Stated goal: Starting at the first line of the listing below, retype each line up to and including the one that contains "const colors = ['#4472C4', '#ED7D31', '#A5A5A5', '#FFC000'];". Leave pictures out.

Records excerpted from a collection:
##############################
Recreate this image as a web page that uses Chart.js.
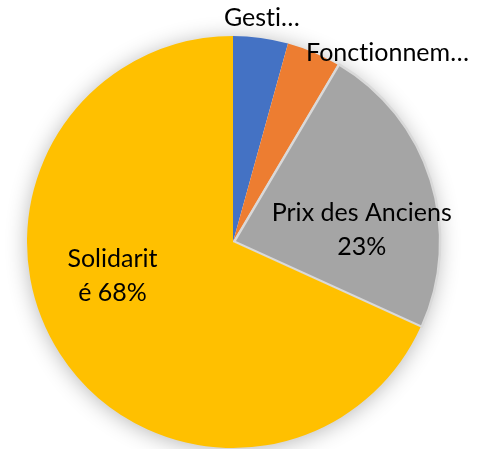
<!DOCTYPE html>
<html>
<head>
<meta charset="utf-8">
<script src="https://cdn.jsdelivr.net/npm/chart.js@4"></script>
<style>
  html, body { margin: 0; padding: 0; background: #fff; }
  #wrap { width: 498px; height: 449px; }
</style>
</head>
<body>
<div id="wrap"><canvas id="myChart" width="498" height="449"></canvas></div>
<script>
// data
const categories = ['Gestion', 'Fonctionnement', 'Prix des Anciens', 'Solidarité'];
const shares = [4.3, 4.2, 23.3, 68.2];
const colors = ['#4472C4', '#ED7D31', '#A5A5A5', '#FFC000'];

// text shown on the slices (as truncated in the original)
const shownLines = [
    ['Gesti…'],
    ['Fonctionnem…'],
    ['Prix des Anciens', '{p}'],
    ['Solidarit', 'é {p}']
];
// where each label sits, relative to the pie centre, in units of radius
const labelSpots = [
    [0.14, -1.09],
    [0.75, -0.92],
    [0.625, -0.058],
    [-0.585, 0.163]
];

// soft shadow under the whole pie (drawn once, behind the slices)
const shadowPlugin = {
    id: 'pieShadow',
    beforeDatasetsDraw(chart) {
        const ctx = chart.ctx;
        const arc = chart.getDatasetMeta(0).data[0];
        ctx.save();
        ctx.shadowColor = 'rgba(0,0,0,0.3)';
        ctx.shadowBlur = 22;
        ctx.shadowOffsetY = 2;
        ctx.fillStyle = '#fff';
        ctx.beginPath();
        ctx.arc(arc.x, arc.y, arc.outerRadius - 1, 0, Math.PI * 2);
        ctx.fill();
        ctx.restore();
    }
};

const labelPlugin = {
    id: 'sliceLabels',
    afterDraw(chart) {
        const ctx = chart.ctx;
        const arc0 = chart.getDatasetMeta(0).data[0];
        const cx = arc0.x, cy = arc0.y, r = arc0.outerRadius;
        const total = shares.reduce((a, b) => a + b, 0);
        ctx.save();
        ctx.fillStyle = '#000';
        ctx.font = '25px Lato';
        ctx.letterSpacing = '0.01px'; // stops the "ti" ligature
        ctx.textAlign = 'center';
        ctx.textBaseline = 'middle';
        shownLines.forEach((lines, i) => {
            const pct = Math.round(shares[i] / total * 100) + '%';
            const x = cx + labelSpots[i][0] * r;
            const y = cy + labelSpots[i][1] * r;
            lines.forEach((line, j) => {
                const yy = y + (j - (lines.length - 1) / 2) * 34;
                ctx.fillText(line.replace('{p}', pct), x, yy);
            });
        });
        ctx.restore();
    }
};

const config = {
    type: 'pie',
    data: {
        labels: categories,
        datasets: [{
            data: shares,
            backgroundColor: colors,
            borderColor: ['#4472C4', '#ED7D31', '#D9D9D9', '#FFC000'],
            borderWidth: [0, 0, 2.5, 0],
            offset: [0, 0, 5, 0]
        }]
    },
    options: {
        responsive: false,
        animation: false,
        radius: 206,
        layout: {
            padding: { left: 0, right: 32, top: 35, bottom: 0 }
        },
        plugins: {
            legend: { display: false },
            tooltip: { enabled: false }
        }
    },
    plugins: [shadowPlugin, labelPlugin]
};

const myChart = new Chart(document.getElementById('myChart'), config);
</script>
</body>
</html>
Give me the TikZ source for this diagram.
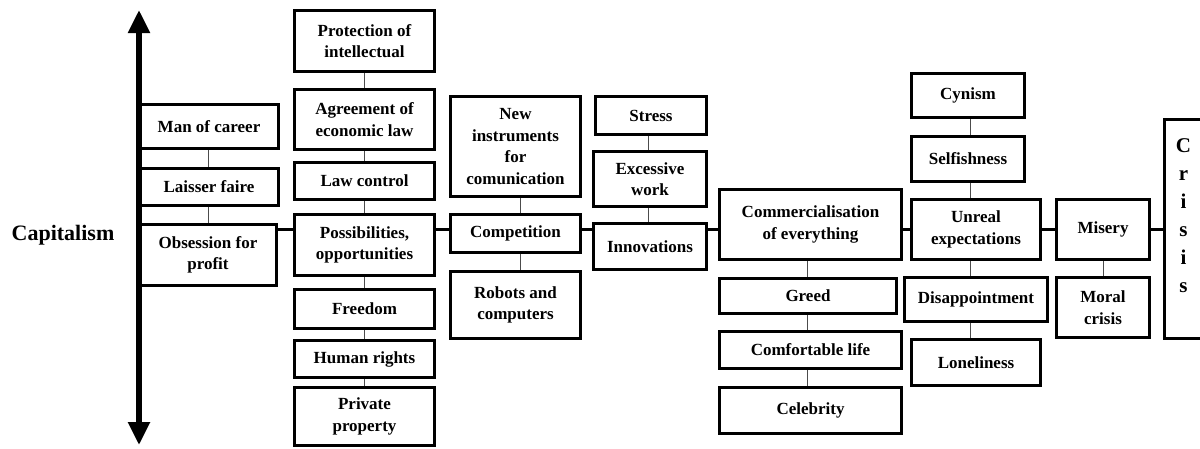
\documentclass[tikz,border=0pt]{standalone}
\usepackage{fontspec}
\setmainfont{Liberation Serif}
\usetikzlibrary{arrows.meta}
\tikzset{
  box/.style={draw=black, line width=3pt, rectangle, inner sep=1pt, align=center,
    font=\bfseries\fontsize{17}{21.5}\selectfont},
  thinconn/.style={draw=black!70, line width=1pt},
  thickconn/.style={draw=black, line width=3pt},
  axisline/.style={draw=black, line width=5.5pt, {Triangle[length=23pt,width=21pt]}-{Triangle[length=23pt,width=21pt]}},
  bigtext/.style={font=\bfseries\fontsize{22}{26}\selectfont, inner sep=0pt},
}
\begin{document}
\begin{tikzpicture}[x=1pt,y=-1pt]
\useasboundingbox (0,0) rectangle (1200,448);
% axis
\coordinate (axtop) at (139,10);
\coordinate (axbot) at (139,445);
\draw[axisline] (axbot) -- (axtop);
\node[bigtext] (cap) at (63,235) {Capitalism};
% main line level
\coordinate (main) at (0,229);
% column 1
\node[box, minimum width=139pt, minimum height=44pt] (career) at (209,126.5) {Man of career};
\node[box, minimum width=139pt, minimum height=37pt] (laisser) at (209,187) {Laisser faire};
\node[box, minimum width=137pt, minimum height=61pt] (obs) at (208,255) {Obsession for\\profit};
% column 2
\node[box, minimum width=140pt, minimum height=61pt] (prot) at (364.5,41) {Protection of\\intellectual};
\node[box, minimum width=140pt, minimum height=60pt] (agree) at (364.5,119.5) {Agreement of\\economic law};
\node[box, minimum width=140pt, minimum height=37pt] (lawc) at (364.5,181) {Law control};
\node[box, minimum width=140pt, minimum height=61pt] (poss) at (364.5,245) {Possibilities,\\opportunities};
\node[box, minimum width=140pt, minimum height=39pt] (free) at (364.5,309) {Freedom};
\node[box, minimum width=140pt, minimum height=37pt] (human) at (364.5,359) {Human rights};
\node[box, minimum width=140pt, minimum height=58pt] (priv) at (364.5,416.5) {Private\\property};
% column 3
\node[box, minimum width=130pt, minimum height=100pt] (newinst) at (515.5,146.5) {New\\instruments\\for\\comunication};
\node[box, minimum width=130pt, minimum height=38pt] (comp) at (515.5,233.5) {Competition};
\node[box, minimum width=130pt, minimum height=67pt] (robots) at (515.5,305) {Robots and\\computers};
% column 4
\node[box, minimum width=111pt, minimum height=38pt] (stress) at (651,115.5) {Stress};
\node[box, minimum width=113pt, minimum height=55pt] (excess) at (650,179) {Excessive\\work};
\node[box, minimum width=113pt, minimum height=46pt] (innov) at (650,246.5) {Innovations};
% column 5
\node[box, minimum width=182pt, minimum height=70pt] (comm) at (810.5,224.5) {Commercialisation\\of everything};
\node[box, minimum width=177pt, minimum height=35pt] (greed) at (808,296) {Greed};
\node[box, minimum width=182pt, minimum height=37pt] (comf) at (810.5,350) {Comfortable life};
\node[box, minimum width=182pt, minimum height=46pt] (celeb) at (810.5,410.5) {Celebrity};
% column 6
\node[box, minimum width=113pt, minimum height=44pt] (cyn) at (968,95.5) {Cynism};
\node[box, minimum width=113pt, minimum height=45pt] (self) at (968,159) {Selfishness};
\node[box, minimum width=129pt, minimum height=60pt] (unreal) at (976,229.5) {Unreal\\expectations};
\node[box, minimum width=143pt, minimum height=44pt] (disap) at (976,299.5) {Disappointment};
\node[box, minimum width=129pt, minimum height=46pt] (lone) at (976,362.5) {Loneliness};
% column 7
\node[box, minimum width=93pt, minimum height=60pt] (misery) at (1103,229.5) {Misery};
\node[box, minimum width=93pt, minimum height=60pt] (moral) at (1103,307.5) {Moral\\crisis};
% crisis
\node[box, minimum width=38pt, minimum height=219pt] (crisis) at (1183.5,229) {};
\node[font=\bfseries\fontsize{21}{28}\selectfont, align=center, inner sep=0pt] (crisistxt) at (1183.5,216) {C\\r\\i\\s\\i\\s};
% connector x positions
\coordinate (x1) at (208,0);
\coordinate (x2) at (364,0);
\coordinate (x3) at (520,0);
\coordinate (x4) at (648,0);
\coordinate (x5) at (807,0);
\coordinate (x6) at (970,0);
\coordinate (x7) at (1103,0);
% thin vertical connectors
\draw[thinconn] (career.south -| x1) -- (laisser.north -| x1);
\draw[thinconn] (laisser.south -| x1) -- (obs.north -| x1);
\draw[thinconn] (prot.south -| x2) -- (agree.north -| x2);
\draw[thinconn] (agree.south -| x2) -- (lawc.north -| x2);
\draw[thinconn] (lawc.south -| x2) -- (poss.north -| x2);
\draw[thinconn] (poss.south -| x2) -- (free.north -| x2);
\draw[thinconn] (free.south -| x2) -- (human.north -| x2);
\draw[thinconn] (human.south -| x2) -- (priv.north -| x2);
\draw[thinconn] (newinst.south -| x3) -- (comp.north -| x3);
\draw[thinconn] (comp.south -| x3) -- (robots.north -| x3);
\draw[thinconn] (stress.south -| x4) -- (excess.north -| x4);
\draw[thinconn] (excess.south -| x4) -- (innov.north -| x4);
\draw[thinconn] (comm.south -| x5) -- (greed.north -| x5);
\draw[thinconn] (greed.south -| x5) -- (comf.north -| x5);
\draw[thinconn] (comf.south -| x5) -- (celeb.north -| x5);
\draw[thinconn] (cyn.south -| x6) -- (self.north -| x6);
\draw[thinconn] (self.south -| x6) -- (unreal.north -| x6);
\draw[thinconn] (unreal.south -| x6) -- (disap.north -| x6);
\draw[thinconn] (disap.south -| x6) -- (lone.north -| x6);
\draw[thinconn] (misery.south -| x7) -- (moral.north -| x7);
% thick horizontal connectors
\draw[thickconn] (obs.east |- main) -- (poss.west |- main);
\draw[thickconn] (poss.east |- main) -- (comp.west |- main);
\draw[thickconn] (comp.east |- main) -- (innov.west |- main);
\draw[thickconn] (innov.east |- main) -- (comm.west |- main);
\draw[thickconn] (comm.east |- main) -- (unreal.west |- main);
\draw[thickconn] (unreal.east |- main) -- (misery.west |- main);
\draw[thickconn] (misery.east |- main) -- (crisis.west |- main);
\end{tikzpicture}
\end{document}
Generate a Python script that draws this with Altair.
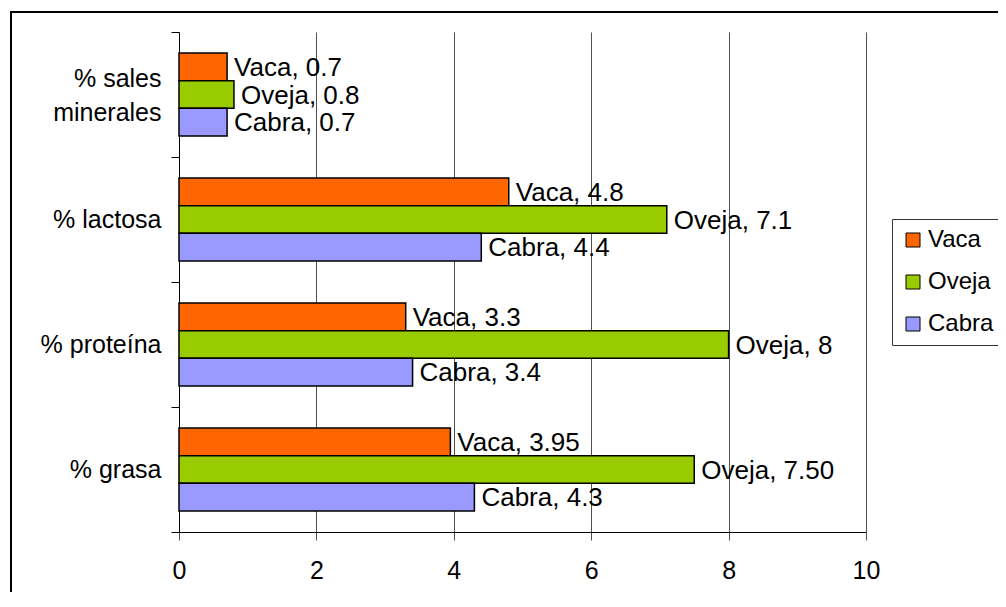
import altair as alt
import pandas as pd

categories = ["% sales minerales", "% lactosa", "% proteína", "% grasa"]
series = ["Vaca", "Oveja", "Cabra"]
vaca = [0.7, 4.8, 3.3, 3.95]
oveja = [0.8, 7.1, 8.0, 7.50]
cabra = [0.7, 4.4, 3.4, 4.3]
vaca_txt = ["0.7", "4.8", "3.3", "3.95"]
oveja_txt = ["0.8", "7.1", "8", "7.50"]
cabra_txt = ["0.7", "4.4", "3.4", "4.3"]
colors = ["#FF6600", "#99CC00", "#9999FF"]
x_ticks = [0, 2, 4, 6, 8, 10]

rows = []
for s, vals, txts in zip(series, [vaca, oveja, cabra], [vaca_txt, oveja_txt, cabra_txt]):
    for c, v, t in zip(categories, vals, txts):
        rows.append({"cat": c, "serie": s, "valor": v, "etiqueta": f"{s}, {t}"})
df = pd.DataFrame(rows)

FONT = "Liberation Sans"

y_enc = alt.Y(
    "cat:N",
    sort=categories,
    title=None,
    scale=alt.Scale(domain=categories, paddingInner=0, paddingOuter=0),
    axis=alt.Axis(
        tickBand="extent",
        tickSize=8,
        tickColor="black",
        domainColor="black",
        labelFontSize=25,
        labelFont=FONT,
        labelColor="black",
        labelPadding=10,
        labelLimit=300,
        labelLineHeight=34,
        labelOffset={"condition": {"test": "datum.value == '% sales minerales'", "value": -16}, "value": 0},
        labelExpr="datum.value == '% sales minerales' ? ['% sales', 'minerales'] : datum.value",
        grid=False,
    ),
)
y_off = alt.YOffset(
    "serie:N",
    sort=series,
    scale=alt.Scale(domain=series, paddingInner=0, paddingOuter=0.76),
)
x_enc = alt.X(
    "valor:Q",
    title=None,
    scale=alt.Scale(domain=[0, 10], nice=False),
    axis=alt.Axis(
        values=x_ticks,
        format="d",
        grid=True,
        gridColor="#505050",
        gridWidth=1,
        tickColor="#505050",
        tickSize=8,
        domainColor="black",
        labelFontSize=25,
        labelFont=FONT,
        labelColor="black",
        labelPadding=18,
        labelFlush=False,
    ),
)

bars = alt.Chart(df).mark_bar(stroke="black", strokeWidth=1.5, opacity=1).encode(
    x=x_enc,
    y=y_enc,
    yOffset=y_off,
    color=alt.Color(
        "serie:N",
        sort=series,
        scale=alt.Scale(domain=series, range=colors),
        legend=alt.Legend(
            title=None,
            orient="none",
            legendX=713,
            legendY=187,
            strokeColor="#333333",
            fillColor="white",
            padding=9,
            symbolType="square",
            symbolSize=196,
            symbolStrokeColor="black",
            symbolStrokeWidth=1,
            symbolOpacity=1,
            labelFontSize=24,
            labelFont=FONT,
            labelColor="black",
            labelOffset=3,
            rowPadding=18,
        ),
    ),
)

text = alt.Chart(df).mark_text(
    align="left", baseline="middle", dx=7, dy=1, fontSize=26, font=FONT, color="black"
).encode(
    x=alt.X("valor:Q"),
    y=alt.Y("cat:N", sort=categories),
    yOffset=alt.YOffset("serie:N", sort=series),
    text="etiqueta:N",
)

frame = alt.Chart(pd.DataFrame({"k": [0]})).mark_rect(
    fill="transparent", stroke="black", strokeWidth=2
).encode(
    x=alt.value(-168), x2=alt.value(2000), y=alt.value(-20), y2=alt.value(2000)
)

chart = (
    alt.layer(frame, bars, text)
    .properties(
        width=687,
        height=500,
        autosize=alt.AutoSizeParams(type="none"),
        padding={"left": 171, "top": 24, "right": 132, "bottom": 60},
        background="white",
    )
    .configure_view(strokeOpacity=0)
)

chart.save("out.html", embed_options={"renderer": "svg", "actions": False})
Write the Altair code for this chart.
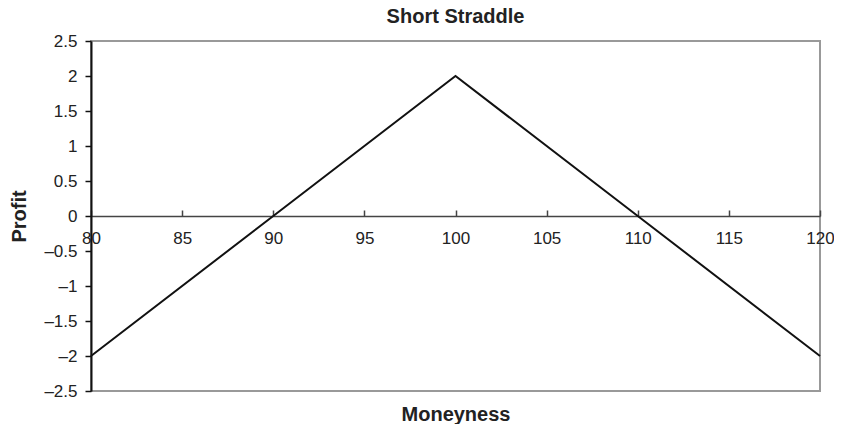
##############################
Solved problem:
Recreate this image as a web page that uses Chart.js.
<!DOCTYPE html>
<html>
<head>
<meta charset="utf-8">
<script src="https://cdn.jsdelivr.net/npm/chart.js@4"></script>
<style>
  html, body { margin: 0; padding: 0; background: #fff; }
  #wrap { width: 498px; height: 449px; }
</style>
</head>
<body>
<div id="wrap"><canvas id="myChart" width="498" height="449"></canvas></div>
<script>
// data
const categories = ['Gestion', 'Fonctionnement', 'Prix des Anciens', 'Solidarité'];
const shares = [4.3, 4.2, 23.3, 68.2];
const colors = ['#4472C4', '#ED7D31', '#A5A5A5', '#FFC000'];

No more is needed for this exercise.